Early on in the process, a problem arose: “Our analyst community came to us and said, ‘Here are the applications we use in our legacy relational databases. We just want to port them to the cloud’. Well, we found that simply porting programs and data from legacy systems straight to the cloud doesn’t always work. And, even if those applications would function properly in the new environment, they would likely underutilize the potential benefits because the cloud works differently than relational databases.”

As the agency’s cloud matured to the point of being a useable asset, Anderson noticed that analysts and developers – who work together to solve intelligence tasks – had a tendency to stick with their legacy systems. To get staff invested in the new system, the IT group created “Future Architecture Transition Tuesday” or “FAT Tuesday.”

Every other Tuesday, they would take as many as 150 analysts-developer teams and tell them: “Today, you cannot use your legacy tools or repositories; you have to work exclusively in the cloud”. To support them as they struggled to accomplish their mission in the new environment, Floor Walkers, experienced analyst mentors, observed them as they worked and interceded as necessary.
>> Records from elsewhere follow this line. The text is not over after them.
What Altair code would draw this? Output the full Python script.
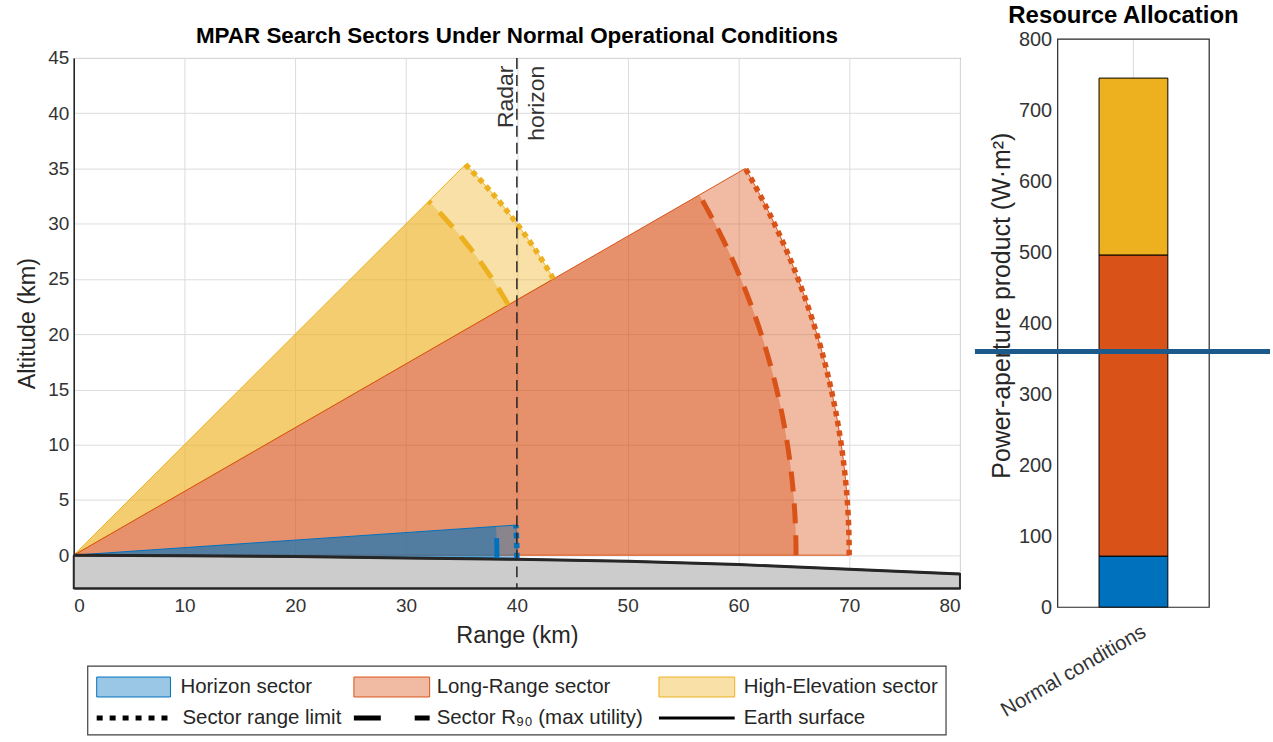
import math
import numpy as np
import pandas as pd
import altair as alt

# ---------------- data ----------------
sector_names = ["Horizon sector", "Long-Range sector", "High-Elevation sector"]
sector_colors = ["#0072BD", "#D95319", "#EDB120"]
sector_elev_low = [-0.4, 0.0, 30.0]      # degrees
sector_elev_high = [3.9, 30.0, 45.0]     # degrees
sector_range_limit = [40.0, 70.0, 50.0]  # km
sector_r90 = [38.2, 65.2, 45.3]          # km

earth_range = [0, 10, 20, 30, 40, 50, 60, 70, 80]
earth_alt = [0.0, -0.05, -0.12, -0.25, -0.38, -0.55, -0.85, -1.27, -1.7]

radar_horizon_km = 40.0
radar_label_lines = ["Radar", "horizon"]

bar_category = "Normal conditions"
bar_values = [72, 424, 249]
annotation_level = [360]

legend_row1 = ["Horizon sector", "Long-Range sector", "High-Elevation sector"]
legend_row2 = ["Sector range limit", "Sector R\u2089\u2080 (max utility)", "Earth surface"]

# ---------------- helpers ----------------
FONT = "Liberation Sans"
DARK = "#262626"
GRID = "#DCDCDC"
W_L, H_L = 889, 532
W_R, H_R = 152, 551
R_TOP_SHIFT = 19   # right axes start this many pixels above the left axes

xs = alt.Scale(domain=[0, 80], nice=False, zero=False)
ys = alt.Scale(domain=[-3, 45], nice=False, zero=False)
xaxis = alt.Axis(values=list(range(0, 81, 10)), title="Range (km)", grid=True,
                 labelPadding=8, titlePadding=8)
yaxis = alt.Axis(values=list(range(0, 46, 5)), title="Altitude (km)", grid=True,
                 labelPadding=5, titlePadding=8)


def enc():
    return dict(x=alt.X("x:Q", scale=xs, axis=xaxis), y=alt.Y("y:Q", scale=ys, axis=yaxis))


def arc_points(lo, hi, r, n=60):
    a = np.radians(np.linspace(lo, hi, n))
    return list(r * np.cos(a)), list(r * np.sin(a))


def sector_df(lo, hi, r):
    ax, ay = arc_points(lo, hi, r)
    x = [0.0] + ax + [0.0]
    y = [0.0] + ay + [0.0]
    return pd.DataFrame({"i": range(len(x)), "x": x, "y": y})


def arc_df(lo, hi, r):
    ax, ay = arc_points(lo, hi, r)
    return pd.DataFrame({"i": range(len(ax)), "x": ax, "y": ay})


one = pd.DataFrame({"a": [0]})
layers = []

# sectors (yellow, orange, blue)
for k in [2, 1, 0]:
    c = sector_colors[k]
    lo, hi = sector_elev_low[k], sector_elev_high[k]
    layers.append(alt.Chart(sector_df(lo, hi, sector_range_limit[k])).mark_line(
        fill=c, fillOpacity=0.4, stroke=c, strokeWidth=1, interpolate="linear"
    ).encode(order="i:Q", **enc()))
    layers.append(alt.Chart(sector_df(lo, hi, sector_r90[k])).mark_line(
        fill=c, fillOpacity=0.4, stroke=c, strokeOpacity=0, interpolate="linear"
    ).encode(order="i:Q", **enc()))

# ground
gx = earth_range + [80, 0, 0]
gy = earth_alt + [-3, -3, 0]
ground = pd.DataFrame({"i": range(len(gx)), "x": gx, "y": gy})
layers.append(alt.Chart(ground).mark_line(
    fill="#CCCCCC", stroke=DARK, strokeWidth=2).encode(order="i:Q", **enc()))
earth = pd.DataFrame({"i": range(len(earth_range)), "x": earth_range, "y": earth_alt})
layers.append(alt.Chart(earth).mark_line(color=DARK, strokeWidth=3).encode(order="i:Q", **enc()))

# R90 dashed and range-limit dotted arcs
for k in [2, 1, 0]:
    c = sector_colors[k]
    lo, hi = sector_elev_low[k], sector_elev_high[k]
    layers.append(alt.Chart(arc_df(lo, hi, sector_r90[k])).mark_line(
        color=c, strokeWidth=5, strokeDash=[20, 12], strokeCap="butt"
    ).encode(order="i:Q", **enc()))
    layers.append(alt.Chart(arc_df(lo, hi, sector_range_limit[k])).mark_line(
        color=c, strokeWidth=5.5, strokeDash=[5.5, 4.5], strokeCap="butt"
    ).encode(order="i:Q", **enc()))

# radar horizon
layers.append(alt.Chart(pd.DataFrame({"x": [radar_horizon_km]})).mark_rule(
    color=DARK, strokeWidth=1.5, strokeDash=[11, 6]).encode(x=alt.X("x:Q", scale=xs, axis=xaxis)))
rl = pd.DataFrame({"t": radar_label_lines,
                   "x": [radar_horizon_km - 1.0, radar_horizon_km + 1.8],
                   "y": [44.3, 44.3]})
layers.append(alt.Chart(rl).mark_text(
    angle=270, align="right", baseline="middle", fontSize=23, color="#333333", font=FONT
).encode(text="t:N", **enc()))

# ---- legend (drawn below the left axes) ----
LB = dict(x0=14, x1=875, y0=610, y1=679)
layers.append(alt.Chart(one).mark_rect(fill="white", stroke="#404040", strokeWidth=1.2).encode(
    x=alt.value(LB["x0"]), x2=alt.value(LB["x1"]), y=alt.value(LB["y0"]), y2=alt.value(LB["y1"])))
col_sw = [(23, 97), (281, 357), (587, 663)]
col_tx = [107, 364, 672]
r1, r2 = 631, 662
light = ["#99C7E5", "#F0BAA3", "#F8E0A6"]
for j in range(3):
    layers.append(alt.Chart(one).mark_rect(fill=light[j], stroke=sector_colors[j], strokeWidth=1).encode(
        x=alt.value(col_sw[j][0]), x2=alt.value(col_sw[j][1]), y=alt.value(r1 - 10), y2=alt.value(r1 + 10)))
    layers.append(alt.Chart(one).mark_text(align="left", baseline="middle", fontSize=20.5,
                                           color=DARK, font=FONT, text=legend_row1[j]).encode(
        x=alt.value(col_tx[j]), y=alt.value(r1)))
    layers.append(alt.Chart(one).mark_text(align="left", baseline="middle", fontSize=20.5,
                                           color=DARK, font=FONT, text=legend_row2[j]).encode(
        x=alt.value(col_tx[j] + (2 if j == 0 else 0)), y=alt.value(r2)))
line_styles = [dict(strokeWidth=5, strokeDash=[6, 7]),
               dict(strokeWidth=5, strokeDash=[27, 34]),
               dict(strokeWidth=3)]
for j in range(3):
    layers.append(alt.Chart(one).mark_rule(color="black", strokeCap="butt", **line_styles[j]).encode(
        x=alt.value(col_sw[j][0]), x2=alt.value(col_sw[j][1]), y=alt.value(r2)))

left = alt.layer(*layers).properties(
    width=W_L, height=H_L,
    title=alt.TitleParams("MPAR Search Sectors Under Normal Operational Conditions",
                          fontSize=22.5, fontWeight="bold", offset=2, frame="group",
                          color="black", font=FONT))

# ---------------- right bar panel ----------------
yr_scale = alt.Scale(domain=[0, 800], nice=False, range=[H_R, -R_TOP_SHIFT])
bar_df = pd.DataFrame({"cat": [bar_category] * 3, "sector": sector_names,
                       "value": bar_values, "k": [0, 1, 2]})
bars = alt.Chart(bar_df).mark_bar(size=69, stroke="black", strokeWidth=1).encode(
    x=alt.X("cat:N", title=None,
            axis=alt.Axis(labelAngle=330, labelAlign="right", labelBaseline="top",
                          labelPadding=14, labelOffset=6, grid=False, domain=False,
                          labelFontSize=20.5)),
    y=alt.Y("value:Q", stack="zero", scale=yr_scale,
            axis=alt.Axis(values=list(range(0, 801, 100)), title="Power-aperture product (W\u00b7m\u00b2)",
                          labelPadding=6, titlePadding=4, labelFontSize=20, titleFontSize=25,
                          titleY=248, domain=False)),
    color=alt.Color("sector:N", scale=alt.Scale(domain=sector_names, range=sector_colors), legend=None),
    order=alt.Order("k:Q"),
)
vgrid = alt.Chart(one).mark_rule(color=GRID, strokeWidth=1).encode(
    x=alt.value(W_R / 2), y=alt.datum(800, scale=yr_scale), y2=alt.datum(0))
box = alt.Chart(one).mark_rect(fill="transparent", stroke=DARK, strokeWidth=1.2).encode(
    x=alt.value(0), x2=alt.value(W_R), y=alt.datum(800, scale=yr_scale), y2=alt.datum(0))
annot = alt.Chart(pd.DataFrame({"v": annotation_level})).mark_rule(
    color="#1B5A8B", strokeWidth=5).encode(
    y=alt.Y("v:Q", scale=yr_scale),
    x=alt.value(-83), x2=alt.value(213))
right = alt.layer(vgrid, bars, box, annot).properties(
    width=W_R, height=H_R,
    view=alt.ViewConfig(stroke="transparent"),
    title=alt.TitleParams("Resource Allocation", fontSize=24, fontWeight="bold", offset=1, dx=-10,
                          color="black", font=FONT))

chart = alt.hconcat(left, right, spacing=5).properties(
    padding={"left": 15, "top": 2, "right": 0, "bottom": 0}
).configure(font=FONT).configure_view(
    stroke=DARK, strokeWidth=1
).configure_axis(
    labelFont=FONT, titleFont=FONT, labelFontSize=19, titleFontSize=23.5,
    labelColor="#333333", titleColor=DARK, titleFontWeight="normal",
    domainColor=DARK, domainWidth=1.5, ticks=False, gridColor=GRID, gridWidth=1
)

chart.save("out.html", embed_options={"renderer": "svg", "actions": False})
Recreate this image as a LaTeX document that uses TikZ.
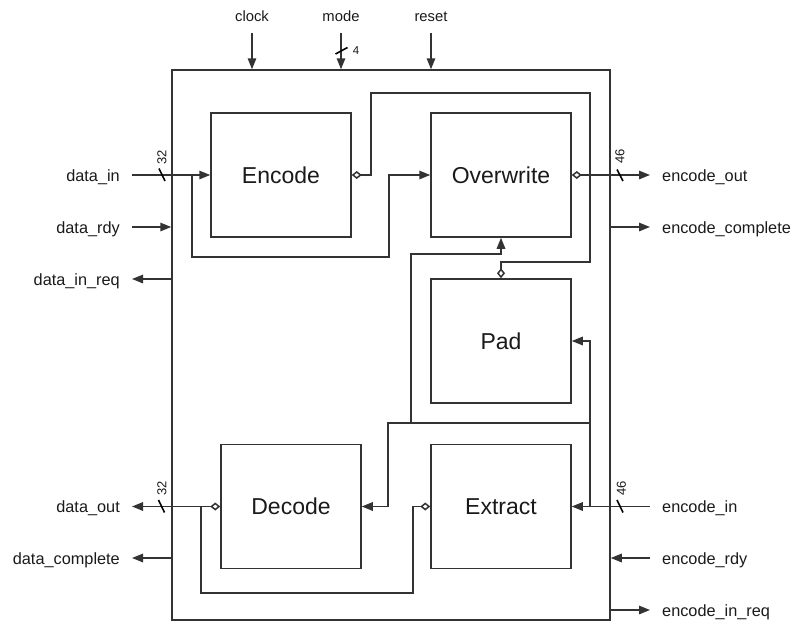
\documentclass[tikz,border=0pt]{standalone}
\usepackage{fontspec}
\setmainfont{Liberation Sans}
\usetikzlibrary{arrows.meta}
\definecolor{wirecol}{HTML}{333333}
\definecolor{txt}{HTML}{1a1a1a}
\tikzset{
  wtri/.tip={Triangle[length=11pt,width=8.5pt]},
  wdia/.tip={Diamond[open,length=10pt,width=8pt]},
  wire/.style={draw=wirecol,line width=1.5pt},
  arr/.style={wire,-wtri},
  blk/.style={draw=wirecol,line width=1.5pt,minimum width=140pt,minimum height=124pt,inner sep=0pt,
    font=\fontsize{23}{27}\selectfont,text=txt},
  sig/.style={font=\fontsize{16.3}{19}\selectfont,text=txt,inner sep=0pt},
  sigtop/.style={font=\fontsize{14.8}{18}\selectfont,text=txt,inner sep=0pt,anchor=base},
  busl/.style={font=\fontsize{13}{15}\selectfont,text=txt,inner sep=0pt,rotate=90},
  slash/.style={draw=black,line width=1.6pt}
}
\begin{document}
\begin{tikzpicture}[x=1pt,y=-1pt]
\useasboundingbox (0,0) rectangle (796,621);
% outer box
\node[draw=wirecol,line width=1.5pt,minimum width=438pt,minimum height=550pt,inner sep=0pt] (top) at (391,345) {};
% blocks
\node[blk] (enc) at (281,175) {Encode};
\node[blk] (ow) at (501,175) {Overwrite};
\node[blk] (pad) at (501,341) {Pad};
\node[blk] (dec) at (291,506.5) {Decode};
\node[blk] (ext) at (501,506.5) {Extract};

% top signals
\node[sigtop] (lclk) at (252,21) {clock};
\node[sigtop] (lmode) at (341,21) {mode};
\node[sigtop] (lrst) at (431,21) {reset};
\coordinate (clkS) at (252,33);
\coordinate (modeS) at (341,33);
\coordinate (rstS) at (431,33);
\draw[arr] (clkS) -- (clkS |- top.north);
\draw[arr] (modeS) -- (modeS |- top.north);
\draw[arr] (rstS) -- (rstS |- top.north);
\draw[slash] (335.5,54) -- (347.5,47.5);
\node[font=\fontsize{11.5}{13}\selectfont,text=txt,inner sep=0pt] (lfour) at (356,51) {4};

% left signals
\node[sig,anchor=base east] (ldin) at (120,181) {data\_in};
\node[sig,anchor=base east] (ldrdy) at (120,233) {data\_rdy};
\node[sig,anchor=base east] (ldreq) at (120,285) {data\_in\_req};
\node[sig,anchor=base east] (ldout) at (120,512.5) {data\_out};
\node[sig,anchor=base east] (ldcmp) at (120,564) {data\_complete};
\coordinate (dinS) at (132,175);
\coordinate (drdyS) at (132,227);
\coordinate (dreqS) at (132,279);
\coordinate (doutS) at (132,506.5);
\coordinate (dcmpS) at (132,558);
\draw[arr] (dinS) -- (enc.west);
\draw[arr] (drdyS) -- (drdyS -| top.west);
\draw[arr] (dreqS -| top.west) -- (dreqS);
\draw[wire,wdia-wtri] (dec.west) -- (doutS);
\draw[arr] (dcmpS -| top.west) -- (dcmpS);
\draw[slash] (159,168.5) -- (165,181);
\draw[slash] (158.5,500) -- (164.5,512.5);
\node[busl] (b1) at (162,157) {32};
\node[busl] (b2) at (162,488) {32};

% right signals
\node[sig,anchor=base west] (leout) at (662,181) {encode\_out};
\node[sig,anchor=base west] (lecmp) at (662,233) {encode\_complete};
\node[sig,anchor=base west] (lein) at (662,512.5) {encode\_in};
\node[sig,anchor=base west] (lerdy) at (662,564) {encode\_rdy};
\node[sig,anchor=base west] (lereq) at (662,616) {encode\_in\_req};
\coordinate (eoutS) at (650,175);
\coordinate (ecmpS) at (650,227);
\coordinate (einS) at (650,506.5);
\coordinate (erdyS) at (650,558);
\coordinate (ereqS) at (650,610);
\draw[wire,wdia-wtri] (ow.east) -- (eoutS);
\draw[arr] (ecmpS -| top.east) -- (ecmpS);
\draw[arr] (einS) -- (ext.east);
\draw[arr] (erdyS) -- (erdyS -| top.east);
\draw[arr] (ereqS -| top.east) -- (ereqS);
\draw[slash] (617,169.5) -- (623,181);
\draw[slash] (617,500) -- (623,512.5);
\node[busl] (b3) at (620,156) {46};
\node[busl] (b4) at (621.5,488) {46};

% internal wiring
\draw[wire,wdia-wdia] (enc.east) -- (371,175) -- (371,93) -- (590,93) -- (590,262) -- (501,262) -- (pad.north);
\draw[arr] (192,175) -- (192,257) -- (389,257) -- (389,175) -- (ow.west);
\draw[arr] (590,506.5) -- (590,341) -- (pad.east);
\draw[arr] (590,423) -- (388,423) -- (388,506.5) -- (dec.east);
\draw[arr] (411,423) -- (411,254) -- (501,254) -- (ow.south);
\draw[wire,wdia-] (ext.west) -- (413,506.5) -- (413,593) -- (201,593) -- (201,506.5);
\end{tikzpicture}
\end{document}
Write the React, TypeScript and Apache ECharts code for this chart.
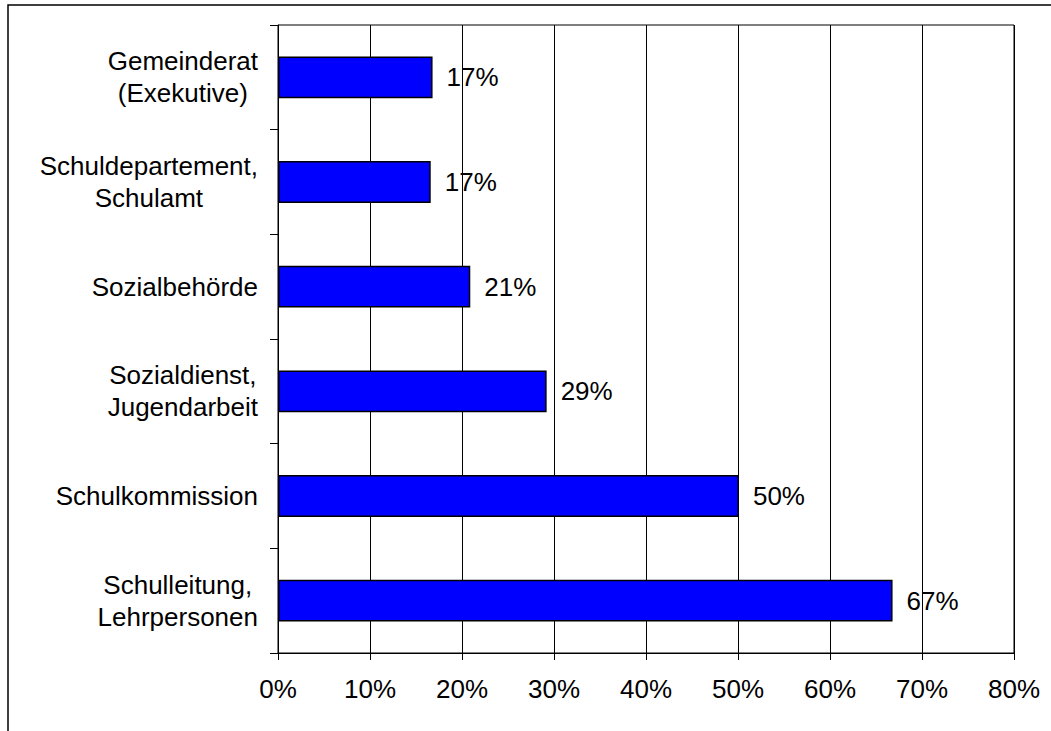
import React, { useEffect, useRef } from "react";
import * as echarts from "echarts";

const categories = [
  "Gemeinderat\n(Exekutive)",
  "Schuldepartement,\nSchulamt",
  "Sozialbehörde",
  "Sozialdienst,\nJugendarbeit",
  "Schulkommission",
  "Schulleitung,\nLehrpersonen",
];
const values = [16.8, 16.6, 20.9, 29.2, 50.1, 66.8];
const xTicks = { min: 0, max: 80, interval: 10 };

const FONT = "Liberation Sans, Arial, sans-serif";
const FS = 26;

export default function App() {
  const ref = useRef<HTMLDivElement>(null);
  useEffect(() => {
    if (!ref.current) return;
    const chart = echarts.init(ref.current, undefined, { renderer: "svg" });
    chart.setOption({
      animation: false,
      backgroundColor: "#fff",
      textStyle: { fontFamily: FONT },
      graphic: [
        {
          type: "rect",
          shape: { x: 8, y: 5, width: 1200, height: 900 },
          style: { fill: "none", stroke: "#000", lineWidth: 1.5 },
          silent: true,
        },
      ],
      grid: {
        left: 278,
        right: 37,
        top: 25,
        bottom: 78,
        show: true,
        borderColor: "#000",
        borderWidth: 1,
        containLabel: false,
      },
      xAxis: {
        type: "value",
        min: xTicks.min,
        max: xTicks.max,
        interval: xTicks.interval,
        axisLine: { show: true, lineStyle: { color: "#000", width: 1 } },
        axisTick: { show: true, length: 7, lineStyle: { color: "#000" } },
        splitLine: { show: true, lineStyle: { color: "#000", width: 1 } },
        axisLabel: {
          formatter: "{value}%",
          fontSize: FS,
          color: "#000",
          fontFamily: FONT,
          margin: 23,
        },
      },
      yAxis: {
        type: "category",
        inverse: true,
        data: categories,
        axisLine: { show: true, lineStyle: { color: "#000", width: 1 } },
        axisTick: { show: true, length: 8, lineStyle: { color: "#000" } },
        splitLine: { show: false },
        axisLabel: {
          margin: 20,
          color: "#000",
          fontSize: FS,
          fontFamily: FONT,
          formatter: (v: string) =>
            v
              .split("\n")
              .map((l) => `{c|${l}}`)
              .join("\n"),
          rich: {
            c: {
              align: "center",
              fontSize: FS,
              lineHeight: 32,
              color: "#000",
              fontFamily: FONT,
            },
          },
        },
      },
      series: [
        {
          type: "bar",
          data: values,
          barWidth: "40%",
          itemStyle: { color: "#0000FF", borderColor: "#000", borderWidth: 1.5 },
          label: {
            show: true,
            position: "right",
            distance: 14,
            fontSize: FS,
            color: "#000",
            fontFamily: FONT,
            formatter: (p: any) => `${Math.round(p.value)}%`,
          },
        },
      ],
    });
    return () => chart.dispose();
  }, []);
  return (
    <div
      ref={ref}
      style={{ position: "fixed", left: 0, top: 0, width: 1051, height: 731 }}
    />
  );
}
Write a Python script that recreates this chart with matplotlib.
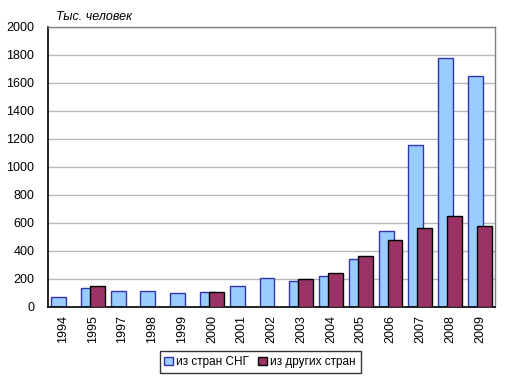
import numpy as np
import matplotlib.pyplot as plt

plt.rcParams['font.family'] = ['Liberation Sans', 'DejaVu Sans']

# Data (thousand people)
years = ['1994', '1995', '1997', '1998', '1999', '2000', '2001', '2002',
         '2003', '2004', '2005', '2006', '2007', '2008', '2009']
cis = [70, 135, 114, 113, 97, 106, 150, 206, 185, 221, 342, 541, 1153, 1777, 1649]
other = [0, 150, 0, 0, 0, 106, 0, 0, 199, 242, 363, 477, 562, 648, 576]

fig = plt.figure(figsize=(5.17, 3.85), dpi=100)
ax = fig.add_axes([0.093, 0.203, 0.864, 0.728])

x = np.arange(len(years))
width = 0.5
ax.bar(x - 0.15, cis, width, color='#99CCFF', edgecolor='#3333B0',
       linewidth=1, label='из стран СНГ', zorder=2)
other_h = [v if v > 0 else np.nan for v in other]
ax.bar(x + 0.15, other_h, width, color='#993366', edgecolor='black',
       linewidth=1, label='из других стран', zorder=3)

ax.set_xlim(-0.5, len(years) - 0.5)
ax.set_ylim(0, 2000)
ax.set_yticks(range(0, 2001, 200))
ax.set_xticks(x)
ax.set_xticklabels(years, rotation=90)
ax.tick_params(axis='both', length=0, labelsize=9, pad=6)
ax.tick_params(axis='y', pad=10)
ax.yaxis.grid(True, color='#B8B8B8', linewidth=1, zorder=0)
ax.set_axisbelow(True)

ax.spines['left'].set_color('black')
ax.spines['bottom'].set_color('black')
ax.spines['left'].set_linewidth(1.2)
ax.spines['bottom'].set_linewidth(1.2)
for s in ['top', 'right']:
    ax.spines[s].set_color('#808080')
    ax.spines[s].set_linewidth(1)

fig.text(0.108, 0.948, 'Тыс. человек', fontsize=9, style='italic')

leg = fig.legend(loc='center', bbox_to_anchor=(0.503, 0.060), ncol=2,
                 fontsize=8.5, frameon=True, fancybox=False, handlelength=0.7,
                 handleheight=0.7, handletextpad=0.3, columnspacing=0.8,
                 borderpad=0.4)
leg.get_frame().set_edgecolor('black')
leg.get_frame().set_linewidth(1)

fig.savefig('out.png', dpi=100)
When an analyst raised a hand, they stepped in to help. Anderson explained, “Initially, those were brutal. They found lots of problems but, over time, the teams got to the point where tasks that took hours or even days in the legacy systems took minutes or even seconds to do in the cloud.”

Bottom line

The NSA’s move to a private cloud is working on several fronts. The agency has moved much of its work from legacy systems to a cloud-based platform. The cloud’s efficiencies have reduced the danger of job-threatening budget cuts; office productivity – finding the bad guys out there – has improved; and cyber security has made a dramatic leap forward.